Just as I was at the point of despairing of finding suitable material for a St. Patrick's Day post, theguardian.com handed one to me this morning. The headline reads: "Gerry Adams expresses anger after being denied entry to White House."
"Gerry Adams," the Guardian reported, "who was refused entry into the White House to celebrate St Patrick’s Day, has described the incident as an 'unacceptable development'. The Sinn Féin leader turned up for the annual Irish reception hosted by the US president, Barack Obama, on Tuesday evening only to be stopped over a 'security' issue. It is understood he left after being forced to wait for an hour and a half to get clearance. In a statement confirming the incident, he said Sinn Féin 'will not sit at the back of the bus for anyone'."
As an Irish-American, I know who Gerry Adams is. More than that, I know who he was. Just now he is the president of Sinn Féin, a Northern Ireland political party that has a long and spotty history. Adams was also a prominent leader of the Irish Republican Army, the military - some (like me) would call it the terrorist - wing of Sinn Féin. In 2014, Adams was arrested by the Police Service of Northern Ireland and held for four days while being questioned about his role in the murder of Jean McConville, one of the "disappeared" of the Northern Ireland "Troubles." He was released and a report stated that it was due to insufficient evidence to detain him further.

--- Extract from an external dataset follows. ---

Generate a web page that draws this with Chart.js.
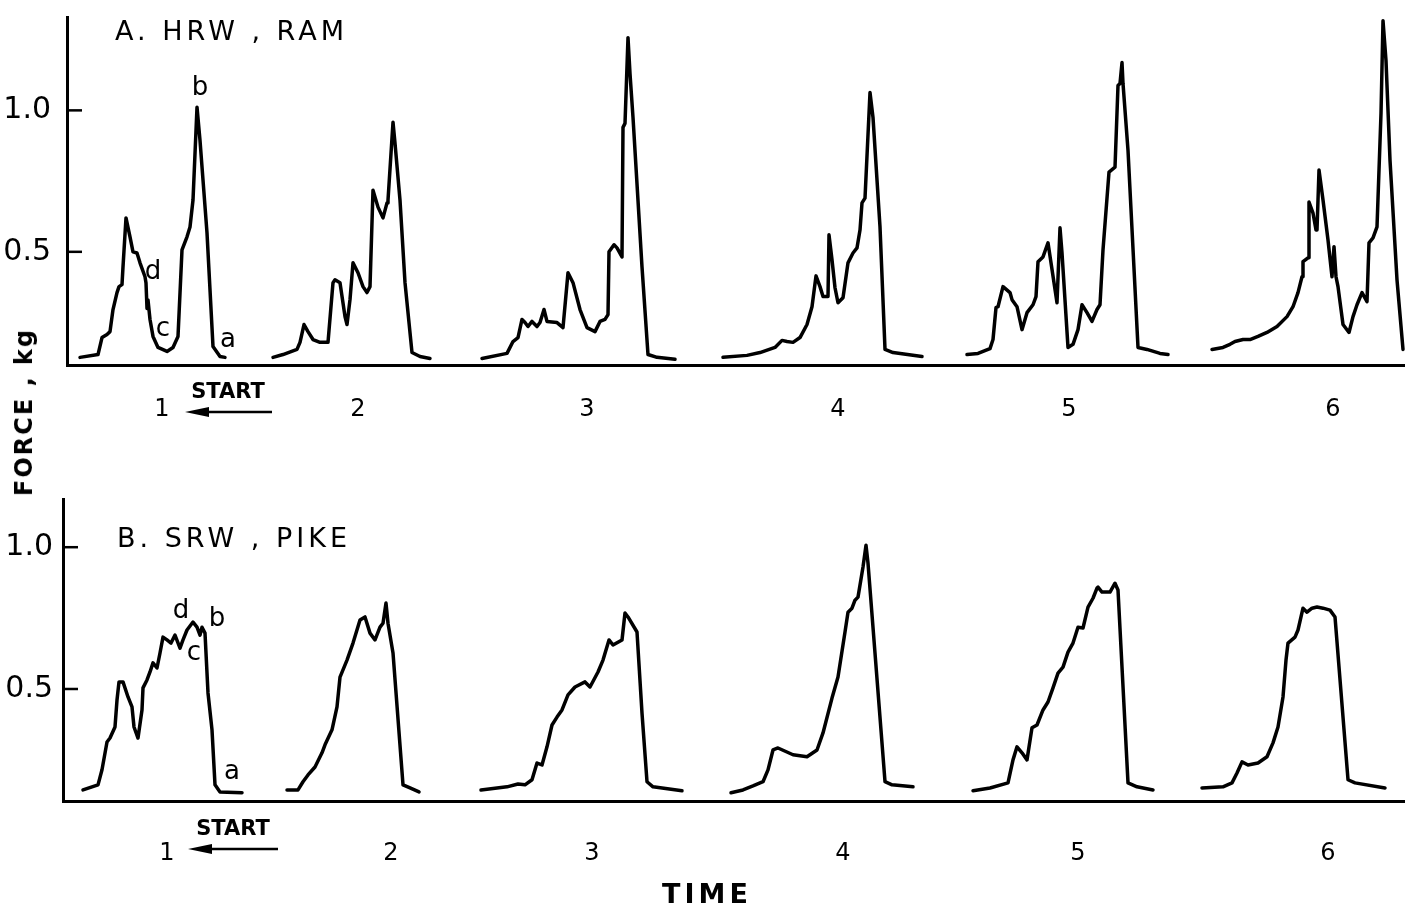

Some of you may remember how Adams petitioned for a visa to the United States in 1993, about how President Bill Clinton personally approved the visa and how Clinton later welcomed Adams to a visit to the White House on St. Patrick's Day, 1995. Adams requested entry to the U.S. in order to facilitate his party's fund-raising efforts among Irish-Americans. Last year on this day, Hillary Clinton was inducted to the Irish-American Hall of Fame and posed for photographs next to Adams in New York City. She has stated that she regards Adams as an important figure in the history of Northern Ireland comparable to Nelson Mandela's position in South Africa. I find her views typically obtuse and disgusting in the extreme. Unlike South Africa, there are no heroes in the Northern Ireland Troubles - only victims, some living and some dead.
I, for one, was appalled in 1995 to see an American president shake hands with a known leader of a terrorist organization. But Clinton and his friend Tony Blair claimed that it was the only way that Sinn Féin could be relied on to cooperate in peace talks that led eventually to the Good Friday Accord in 1998, and the announcement in 2005 in which the Provisional IRA agreed to abandon its "armed campaign" and embrace a democratic political solution to the conflict in Northern Ireland. Recently released transcripts of phone conversations between Clinton and Blair the day after the Omagh bombing in 1998 (four months after the Good Friday Agreement) reveal Clinton's misgivings about trusting Adams, whose murky ties to the IRA he was never able to clarify.
The trouble is, Gerry Adams, while maintaining his evasive stance regarding his terrorist past and attempting to excuse his past actions with the blanket alibi, "we were at war," is the head of a Marxist/Leninist political party that remains committed to revolutionary change.
I have described in previous posts how in my teens I went through my own Irish Republican phase. Like many Irish-Americans, I embraced the quite ludicrous version of Irish history in which the British Army's intervention in Northern Ireland in the 1970s was just another example of British colonialism, and I, too, listened to the Paul McCartney song, "Give Ireland Back to the Irish," among other, much older rebel songs. As I grew up, however, I gradually realized that the situation in Norther Ireland was far more complex and that the struggle between the Protestants and Catholics was about power and political control of the six counties of the North. The IRA wanted the British Army out so that they could wage war on the Protestants with impunity.
I grew sickened by the stereotypical image of Irish-Americans, especially on this day, sitting in bars all across America, tearfully swapping stories about the Old Country and handing over their hard-earned dollars to organizations like Sinn Féin, clandestinely funding terrorist acts. My feelings, then as now, are those of an interested observer of events that the Irish themselves have shaped. No one was as surprised as I was by the Good Friday agreement, but peace has not come without resistance.
When president Bill Clinton first welcomed Adams to the White House in 1995, I thought that it was a terrible precedent. Perhaps Bill Clinton considered kissing a terrorist's arse on the White House premises a small price to pay for establishing a lasting peace in Northern Ireland. Whatever the reason for refusing Adams entry to the White House for this year's celebration, I think it's high time he was shown the door. Erin go bragh.